The statements contained herein are my personal views, opinions, and statements and not those of my employer.

All of us working in the pharmaceutical industry, whether on the research and development or commercial side of the business, are keenly aware of the massive changes taking place within it. Pressures on the industry resulting from pricing challenges, payer reimbursement, and drive for increase in speed to market are resulting in pharmaceutical companies reconsidering their business models, driving for cost and productivity efficiencies, and looking keenly at the talent and skills needed to accomplish research, development, and commercialization in a facile manner.

For years, the industry and academia have approached this from disparate directions. Universities have taught students in the classic fashion, emphasizing such concepts as pharmaceutics, pharmacokinetics, and mechanistic understanding of bioavailability. While industry has recognized that these skills are a necessary foundation for the performance of innovative science and successful product development and commercialization, it has also acknowledged that other “everyday” skills such as compliance, process validation, facility design, and familiarity with working in a manufacturing environment have been their obligation to develop in their new professional hires.

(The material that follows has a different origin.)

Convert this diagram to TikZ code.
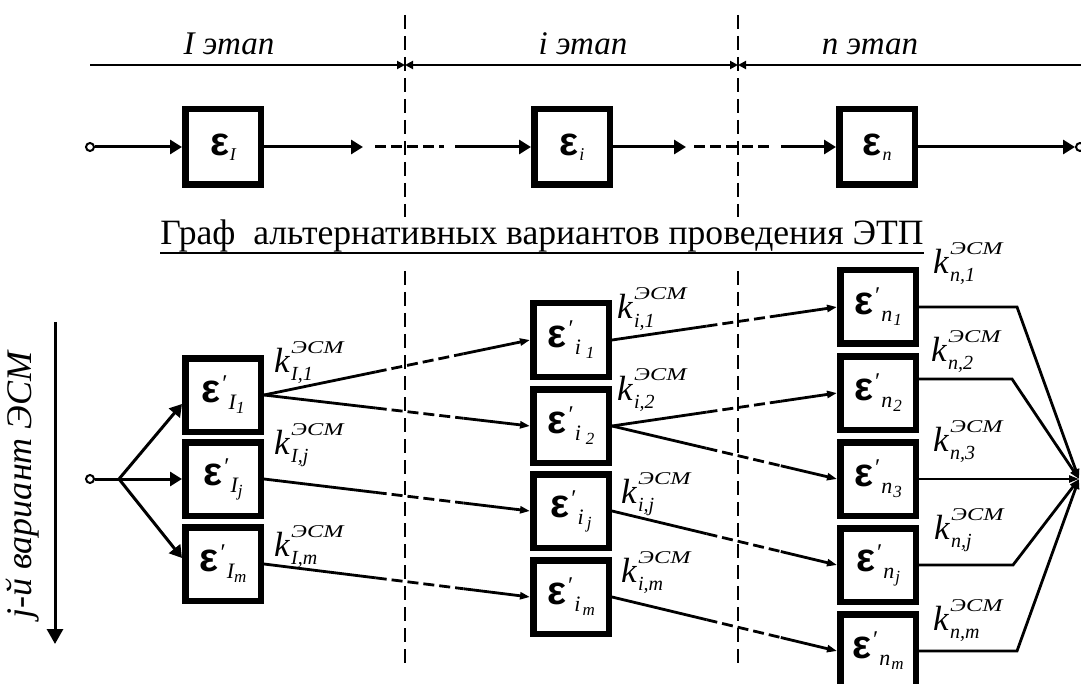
\documentclass[tikz,border=0pt]{standalone}
\usepackage{fontspec}
\setmainfont{Liberation Serif}
\newfontfamily\epsf{Liberation Sans}
\usetikzlibrary{arrows.meta,calc}
\newcommand{\fs}[1]{\fontsize{#1}{#1}\selectfont}
\newcommand{\etop}[1]{{\epsf\bfseries\fs{40}ε}\kern1pt\raisebox{-5pt}{\fs{18}\itshape #1}}
\newcommand{\eb}[3]{{\epsf\bfseries\fs{40}ε}\kern2pt\raisebox{11pt}{\fs{24}′}\kern1pt\raisebox{-7pt}{\fs{22}\itshape #1}\kern#3\raisebox{-11pt}{\fs{17}\itshape #2}}
\newcommand{\klab}[4]{%
  \node[kf] (#1) at (#2,#3) {k};
  \node[supf] (#1s) at ([xshift=1pt,yshift=19pt]#1.base east) {\scalebox{1.35}[1]{ЭСМ}};
  \node[subf] (#1b) at ([xshift=1pt,yshift=-8pt]#1.base east) {#4};
}
\newcommand{\lnk}[2]{%
  \draw[conn] (#1.east) -- ($(#1.east)!0.42!(#2.west)$);
  \draw[conn,dpat] ($(#1.east)!0.42!(#2.west)$) -- ($(#1.east)!0.75!(#2.west)$);
  \draw[conn,smalltip] ($(#1.east)!0.75!(#2.west)$) -- (#2.west);
}
\tikzset{dtip/.tip={Triangle[length=8pt,width=8pt]}}
\begin{document}
\begin{tikzpicture}[x=1pt,y=-1pt,
  box/.style={draw, line width=6.5pt, minimum width=75.5pt, minimum height=73.5pt, inner sep=0pt},
  tbox/.style={box, minimum height=75.5pt},
  sig/.style={line width=3pt},
  bigtip/.style={-{Triangle[length=12pt,width=14pt]}},
  conn/.style={line width=2.8pt},
  smalltip/.style={-{Triangle[length=10pt,width=7pt]}},
  dpat/.style={dash pattern=on 11pt off 5pt},
  vdash/.style={line width=1.8pt, dash pattern=on 14pt off 7pt},
  dim/.style={line width=2.5pt},
  stage/.style={font=\fs{33}\itshape, anchor=base, inner sep=0pt},
  kf/.style={font=\fs{35}\itshape, inner sep=0pt, anchor=base west},
  supf/.style={font=\fs{18}\itshape, inner sep=0pt, anchor=base west},
  subf/.style={font=\fs{20}\itshape, inner sep=0pt, anchor=base west},
  pin/.style={draw, circle, line width=2pt, minimum size=8pt, inner sep=0pt, fill=white},
]
\useasboundingbox (0,0) rectangle (1081,684);

% stage dimension line
\coordinate (d0) at (90,65);
\coordinate (d1) at (405,65);
\coordinate (d2) at (738,65);
\coordinate (d3) at (1081,65);
\draw[dim,-dtip] (d0) -- (d1);
\draw[dim,dtip-dtip] (d1) -- (d2);
\draw[dim,dtip-] (d2) -- (d3);
\node[stage] (s1) at (229,55) {I этап};
\node[stage] (s2) at (583,55) {i этап};
\node[stage] (s3) at (870,55) {n этап};

% vertical dashed separators
\coordinate (v1a) at (405,15);
\coordinate (v1b) at (405,217);
\coordinate (v1c) at (405,271);
\coordinate (v1d) at (405,668);
\coordinate (v2a) at (738,15);
\coordinate (v2b) at (738,217);
\coordinate (v2c) at (738,271);
\coordinate (v2d) at (738,668);
\draw[vdash] (v1a) -- (v1b);
\draw[vdash] (v1c) -- (v1d);
\draw[vdash] (v2a) -- (v2b);
\draw[vdash] (v2c) -- (v2d);

% top chain
\node[pin] (in0) at (90,147) {};
\node[tbox] (eI) at (223,147) {\etop{I}};
\node[tbox] (ei) at (572,147) {\etop{i}};
\node[tbox] (en) at (877,147) {\etop{n}};
\node[pin] (out0) at (1080,147) {};
\coordinate (a1) at (363,147);
\coordinate (a2) at (375,147);
\coordinate (a3) at (444,147);
\coordinate (a4) at (455,147);
\coordinate (b1) at (686,147);
\coordinate (b2) at (694,147);
\coordinate (b3) at (774,147);
\coordinate (b4) at (781,147);
\draw[sig,bigtip] (in0) -- (eI);
\draw[sig,bigtip] (eI) -- (a1);
\draw[sig,dpat] (a2) -- (a3);
\draw[sig,bigtip] (a4) -- (ei);
\draw[sig,bigtip] (ei) -- (b1);
\draw[sig,dpat] (b2) -- (b3);
\draw[sig,bigtip] (b4) -- (en);
\draw[sig,bigtip] (en) -- (out0);

% title
\node[font=\fs{35.6}, inner sep=0pt, anchor=base] (title) at (542,245) {Граф~~альтернативных вариантов проведения ЭТП};
\draw[line width=1.8pt] ([yshift=-8pt]title.base west) -- ([yshift=-8pt]title.base east);

% vertical label and arrow
\coordinate (va) at (55,322);
\coordinate (vb) at (55,644);
\draw[sig,-{Triangle[length=15pt,width=16pt]}] (va) -- (vb);
\node[font=\fs{36}\itshape, rotate=90, inner sep=0pt] (vl) at (23,485) {j-й вариант ЭСМ};

% graph boxes
\node[box] (I1) at (223,395) {\eb{I}{1}{0pt}};
\node[box] (Ij) at (223,479) {\eb{I}{j}{0pt}};
\node[box] (Im) at (223,564) {\eb{I}{m}{0pt}};
\node[box] (i1) at (571,340) {\eb{i}{1}{5pt}};
\node[box] (i2) at (571,426) {\eb{i}{2}{5pt}};
\node[box] (ij) at (571,511) {\eb{i}{j}{3pt}};
\node[box] (im) at (571,597) {\eb{i}{m}{2pt}};
\node[box] (n1) at (878,307) {\eb{n}{1}{1pt}};
\node[box] (n2) at (878,393) {\eb{n}{2}{1pt}};
\node[box] (n3) at (878,479) {\eb{n}{3}{1pt}};
\node[box] (nj) at (878,565) {\eb{n}{j}{1pt}};
\node[box] (nm) at (878,651) {\eb{n}{m}{1pt}};

% input branching
\node[pin] (in1) at (90,479) {};
\coordinate (br) at (119,479);
\draw[sig] (in1) -- (br);
\draw[sig,bigtip] (br) -- ([yshift=-9pt]I1.west);
\draw[sig,bigtip] (br) -- (Ij.west);
\draw[sig,bigtip] (br) -- ([yshift=6pt]Im.west);

% links
\lnk{I1}{i1}
\lnk{I1}{i2}
\lnk{Ij}{ij}
\lnk{Im}{im}
\lnk{i1}{n1}
\lnk{i2}{n2}
\lnk{i2}{n3}
\lnk{ij}{nj}
\lnk{im}{nm}

% convergence
\coordinate (conv) at (1079,479);
\draw[conn,smalltip] (n1.east) -- ++(98,0) -- (conv);
\draw[conn,smalltip] ([yshift=14pt]n2.east) -- ++(93,0) -- (conv);
\draw[conn,smalltip] (n3.east) -- (conv);
\draw[conn,smalltip] (nj.east) -- ++(94,0) -- (conv);
\draw[conn,smalltip] (nm.east) -- ++(98,0) -- (conv);

% k labels
\klab{kI1}{274}{372}{I,1}
\klab{kIj}{274}{454}{I,j}
\klab{kIm}{274}{556}{I,m}
\klab{ki1}{617}{319}{i,1}
\klab{ki2}{617}{400}{i,2}
\klab{kij}{621}{503}{i,j}
\klab{kim}{621}{582}{i,m}
\klab{kn1}{933}{274}{n,1}
\klab{kn2}{931}{362}{n,2}
\klab{kn3}{933}{451}{n,3}
\klab{knj}{934}{539}{n,j}
\klab{knm}{933}{630}{n,m}
\end{tikzpicture}
\end{document}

As the famous folk song says “The times they are a changing.” Academic institutions today have recognized that they have an obligation to evolve with the times. One approach to this involves partnering with industry to explore what program modifications are necessary to provide hiring companies with graduates who are better prepared to “hit the ground running.” Some universities have formed advisory boards consisting of professionals in the pharmaceutical industry that help them to design programs that will attract student candidates and result in qualified graduates that can secure worthwhile employment. Consider the included article by Professor Elaine Pratt from Stevens Institute of Technology. Professor Pratt and her colleagues within the engineering department at Stevens have put together in consort with advice from industrial professionals a program that grants a Master of Science degree in Pharmaceutical Manufacturing. Having served on this board for 2 years, I can attest wholeheartedly to the desire of Stevens to meet the needs of its students and the pharmaceutical industry.

The Journal of Pharmaceutical Innovation has sought to promote innovation in the industry on all fronts and novel academic curricula certainly qualify as innovative! For all academic readers of this journal, Jim Drennen and I invite you to submit manuscripts describing your own innovative programs for the education of our next generation of pharmaceutical leaders.